--- Entries shown ---

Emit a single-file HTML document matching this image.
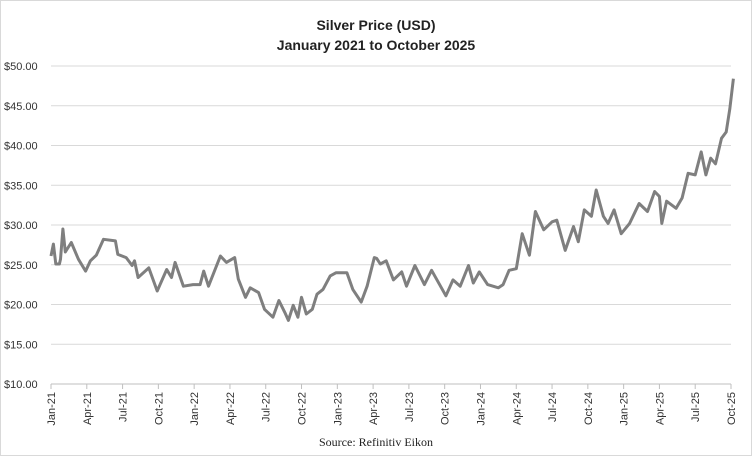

---
--- Entries shown ---

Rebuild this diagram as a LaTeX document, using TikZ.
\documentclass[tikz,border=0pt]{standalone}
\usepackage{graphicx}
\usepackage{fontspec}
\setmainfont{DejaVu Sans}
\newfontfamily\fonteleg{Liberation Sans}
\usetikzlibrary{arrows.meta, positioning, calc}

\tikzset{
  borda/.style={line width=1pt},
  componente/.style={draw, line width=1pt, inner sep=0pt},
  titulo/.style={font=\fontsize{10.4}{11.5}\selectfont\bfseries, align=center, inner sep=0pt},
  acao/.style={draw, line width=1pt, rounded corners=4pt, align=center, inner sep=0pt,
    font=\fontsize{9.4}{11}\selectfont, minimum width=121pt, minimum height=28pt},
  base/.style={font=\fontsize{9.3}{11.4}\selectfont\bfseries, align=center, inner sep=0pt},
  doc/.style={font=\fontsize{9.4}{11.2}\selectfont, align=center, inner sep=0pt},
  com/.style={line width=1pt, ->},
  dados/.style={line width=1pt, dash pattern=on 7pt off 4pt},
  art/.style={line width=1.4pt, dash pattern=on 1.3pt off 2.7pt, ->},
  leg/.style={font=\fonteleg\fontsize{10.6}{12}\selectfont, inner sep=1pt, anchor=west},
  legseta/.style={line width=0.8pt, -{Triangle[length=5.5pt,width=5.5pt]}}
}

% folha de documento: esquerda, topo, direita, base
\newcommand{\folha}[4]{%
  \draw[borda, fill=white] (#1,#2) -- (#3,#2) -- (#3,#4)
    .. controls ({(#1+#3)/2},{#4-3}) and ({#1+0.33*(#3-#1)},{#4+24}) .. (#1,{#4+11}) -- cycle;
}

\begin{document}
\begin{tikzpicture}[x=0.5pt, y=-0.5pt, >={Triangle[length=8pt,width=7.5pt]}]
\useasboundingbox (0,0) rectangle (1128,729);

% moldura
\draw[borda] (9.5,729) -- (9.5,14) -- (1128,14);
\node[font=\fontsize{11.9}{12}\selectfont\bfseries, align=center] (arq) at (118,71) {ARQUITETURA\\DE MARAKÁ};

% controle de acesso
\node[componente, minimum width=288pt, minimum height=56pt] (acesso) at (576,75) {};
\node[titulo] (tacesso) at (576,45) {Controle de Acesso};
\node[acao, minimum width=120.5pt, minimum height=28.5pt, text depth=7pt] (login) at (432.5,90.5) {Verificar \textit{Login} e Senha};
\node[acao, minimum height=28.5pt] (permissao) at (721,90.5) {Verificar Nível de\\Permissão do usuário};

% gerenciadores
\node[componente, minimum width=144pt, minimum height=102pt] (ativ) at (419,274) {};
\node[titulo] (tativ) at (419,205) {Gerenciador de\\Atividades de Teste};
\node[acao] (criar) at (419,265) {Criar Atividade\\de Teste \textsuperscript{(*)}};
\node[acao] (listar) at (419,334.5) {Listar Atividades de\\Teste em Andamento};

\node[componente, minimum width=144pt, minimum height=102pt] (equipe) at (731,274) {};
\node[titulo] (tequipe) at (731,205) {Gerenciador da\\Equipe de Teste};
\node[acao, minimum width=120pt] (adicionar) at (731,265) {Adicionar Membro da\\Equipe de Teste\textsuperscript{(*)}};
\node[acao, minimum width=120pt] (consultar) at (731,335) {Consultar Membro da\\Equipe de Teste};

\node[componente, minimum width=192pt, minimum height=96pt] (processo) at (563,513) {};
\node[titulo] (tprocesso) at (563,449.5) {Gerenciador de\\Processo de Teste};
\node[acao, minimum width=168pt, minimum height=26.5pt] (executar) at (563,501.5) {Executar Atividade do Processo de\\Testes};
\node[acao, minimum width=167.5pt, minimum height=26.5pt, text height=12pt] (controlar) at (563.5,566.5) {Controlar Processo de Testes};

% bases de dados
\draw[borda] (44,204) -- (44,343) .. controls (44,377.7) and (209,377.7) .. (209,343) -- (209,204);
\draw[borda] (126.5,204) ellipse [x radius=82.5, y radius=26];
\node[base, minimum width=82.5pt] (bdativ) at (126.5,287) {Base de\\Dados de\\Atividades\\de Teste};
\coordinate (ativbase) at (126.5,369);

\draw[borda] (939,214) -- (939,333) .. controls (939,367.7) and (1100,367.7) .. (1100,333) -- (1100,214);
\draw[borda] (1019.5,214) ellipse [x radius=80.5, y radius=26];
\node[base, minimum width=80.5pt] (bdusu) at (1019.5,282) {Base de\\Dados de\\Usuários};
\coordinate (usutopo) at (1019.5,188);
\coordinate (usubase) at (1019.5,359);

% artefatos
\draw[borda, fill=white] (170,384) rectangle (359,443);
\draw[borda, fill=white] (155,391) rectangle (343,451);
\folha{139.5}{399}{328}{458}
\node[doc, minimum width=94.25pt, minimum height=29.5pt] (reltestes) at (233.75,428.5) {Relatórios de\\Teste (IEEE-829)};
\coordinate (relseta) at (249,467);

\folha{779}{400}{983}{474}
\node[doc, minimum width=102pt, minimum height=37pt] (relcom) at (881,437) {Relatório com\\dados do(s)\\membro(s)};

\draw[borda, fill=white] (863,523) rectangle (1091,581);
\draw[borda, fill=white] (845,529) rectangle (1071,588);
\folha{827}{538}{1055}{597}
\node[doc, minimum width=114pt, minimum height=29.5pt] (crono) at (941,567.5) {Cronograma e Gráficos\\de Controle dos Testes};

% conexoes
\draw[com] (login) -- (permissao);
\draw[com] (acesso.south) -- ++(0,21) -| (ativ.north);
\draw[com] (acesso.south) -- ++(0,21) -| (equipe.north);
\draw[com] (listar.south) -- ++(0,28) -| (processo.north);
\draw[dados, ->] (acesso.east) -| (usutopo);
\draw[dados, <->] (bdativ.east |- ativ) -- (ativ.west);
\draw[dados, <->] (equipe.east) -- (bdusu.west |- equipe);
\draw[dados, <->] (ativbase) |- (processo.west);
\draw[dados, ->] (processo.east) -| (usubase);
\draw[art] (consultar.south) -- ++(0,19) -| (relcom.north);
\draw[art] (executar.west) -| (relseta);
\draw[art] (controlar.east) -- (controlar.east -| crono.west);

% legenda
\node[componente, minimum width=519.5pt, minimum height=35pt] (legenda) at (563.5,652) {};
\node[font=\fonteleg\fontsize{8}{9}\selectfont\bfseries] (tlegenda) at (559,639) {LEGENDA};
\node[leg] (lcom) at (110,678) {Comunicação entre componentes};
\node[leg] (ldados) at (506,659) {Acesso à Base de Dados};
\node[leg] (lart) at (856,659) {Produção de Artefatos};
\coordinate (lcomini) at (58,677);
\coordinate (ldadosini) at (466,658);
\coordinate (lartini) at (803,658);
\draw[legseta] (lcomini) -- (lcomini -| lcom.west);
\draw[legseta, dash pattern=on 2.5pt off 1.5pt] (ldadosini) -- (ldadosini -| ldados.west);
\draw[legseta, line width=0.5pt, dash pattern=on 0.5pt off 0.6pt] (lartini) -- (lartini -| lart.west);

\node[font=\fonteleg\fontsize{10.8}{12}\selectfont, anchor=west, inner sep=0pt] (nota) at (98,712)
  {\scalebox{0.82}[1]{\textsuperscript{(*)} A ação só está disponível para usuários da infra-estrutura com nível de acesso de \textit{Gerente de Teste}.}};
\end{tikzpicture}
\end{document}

---
--- Entries shown ---

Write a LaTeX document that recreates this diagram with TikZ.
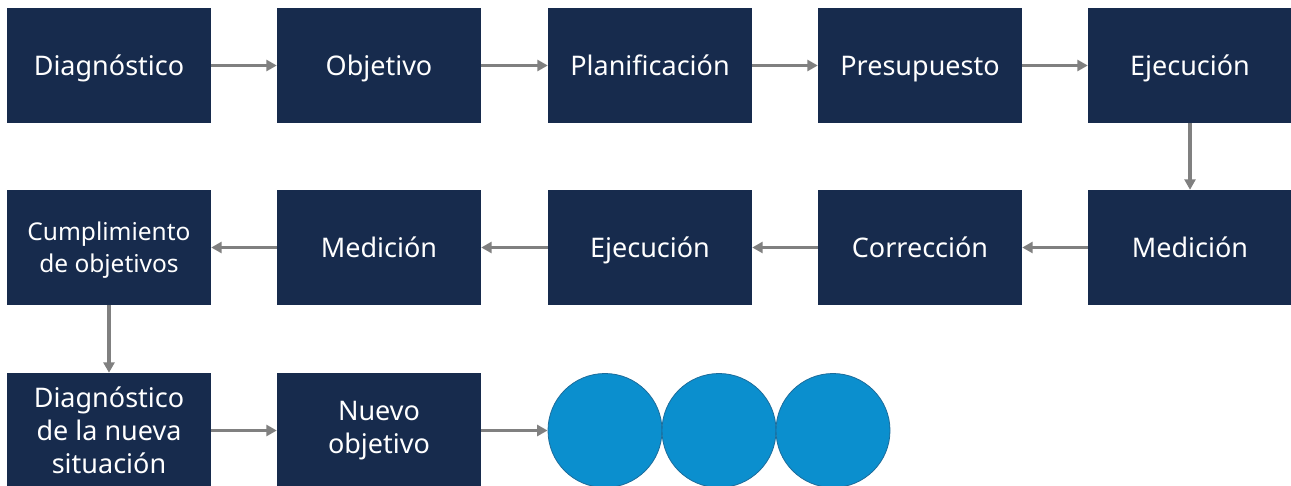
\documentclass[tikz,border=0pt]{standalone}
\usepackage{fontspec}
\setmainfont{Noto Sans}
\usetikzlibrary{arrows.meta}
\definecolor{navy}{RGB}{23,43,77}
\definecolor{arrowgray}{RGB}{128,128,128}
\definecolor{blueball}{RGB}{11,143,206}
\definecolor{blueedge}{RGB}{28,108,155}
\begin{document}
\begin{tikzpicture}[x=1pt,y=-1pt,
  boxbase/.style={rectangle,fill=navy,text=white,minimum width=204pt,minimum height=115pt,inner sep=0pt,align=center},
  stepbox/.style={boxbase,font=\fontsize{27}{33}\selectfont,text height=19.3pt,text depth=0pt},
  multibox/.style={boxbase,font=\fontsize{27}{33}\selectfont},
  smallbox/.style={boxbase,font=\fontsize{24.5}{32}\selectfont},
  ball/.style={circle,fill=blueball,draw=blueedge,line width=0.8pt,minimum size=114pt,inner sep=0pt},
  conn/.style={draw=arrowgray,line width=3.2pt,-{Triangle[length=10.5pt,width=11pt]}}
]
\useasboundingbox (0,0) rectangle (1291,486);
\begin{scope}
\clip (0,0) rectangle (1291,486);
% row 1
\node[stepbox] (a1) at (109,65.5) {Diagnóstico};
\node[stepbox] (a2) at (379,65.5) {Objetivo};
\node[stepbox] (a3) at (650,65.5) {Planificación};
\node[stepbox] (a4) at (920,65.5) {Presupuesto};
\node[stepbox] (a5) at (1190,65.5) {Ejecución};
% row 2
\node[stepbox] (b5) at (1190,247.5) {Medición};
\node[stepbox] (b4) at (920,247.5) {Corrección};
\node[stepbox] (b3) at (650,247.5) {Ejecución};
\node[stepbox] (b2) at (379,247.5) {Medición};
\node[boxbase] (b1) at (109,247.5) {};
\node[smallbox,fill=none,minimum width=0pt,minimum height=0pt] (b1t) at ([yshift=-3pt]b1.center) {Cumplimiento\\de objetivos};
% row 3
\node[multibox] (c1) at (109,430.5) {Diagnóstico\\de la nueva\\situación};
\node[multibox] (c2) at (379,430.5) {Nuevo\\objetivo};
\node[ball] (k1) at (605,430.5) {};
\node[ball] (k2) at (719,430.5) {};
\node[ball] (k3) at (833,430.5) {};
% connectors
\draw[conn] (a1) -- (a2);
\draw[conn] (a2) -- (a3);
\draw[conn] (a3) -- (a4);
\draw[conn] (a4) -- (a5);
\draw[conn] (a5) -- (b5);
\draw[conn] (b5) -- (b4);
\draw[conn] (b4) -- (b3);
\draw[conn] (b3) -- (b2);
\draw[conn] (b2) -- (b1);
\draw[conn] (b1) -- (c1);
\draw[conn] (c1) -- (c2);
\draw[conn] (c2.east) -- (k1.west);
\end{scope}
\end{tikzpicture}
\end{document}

---

● Work to be completed:
Read through the data and copy every line where "this" shows up.

● Full solution:
Emit a single-file HTML document matching this image.
Rebuild this diagram as a LaTeX document, using TikZ.
Write a LaTeX document that recreates this diagram with TikZ.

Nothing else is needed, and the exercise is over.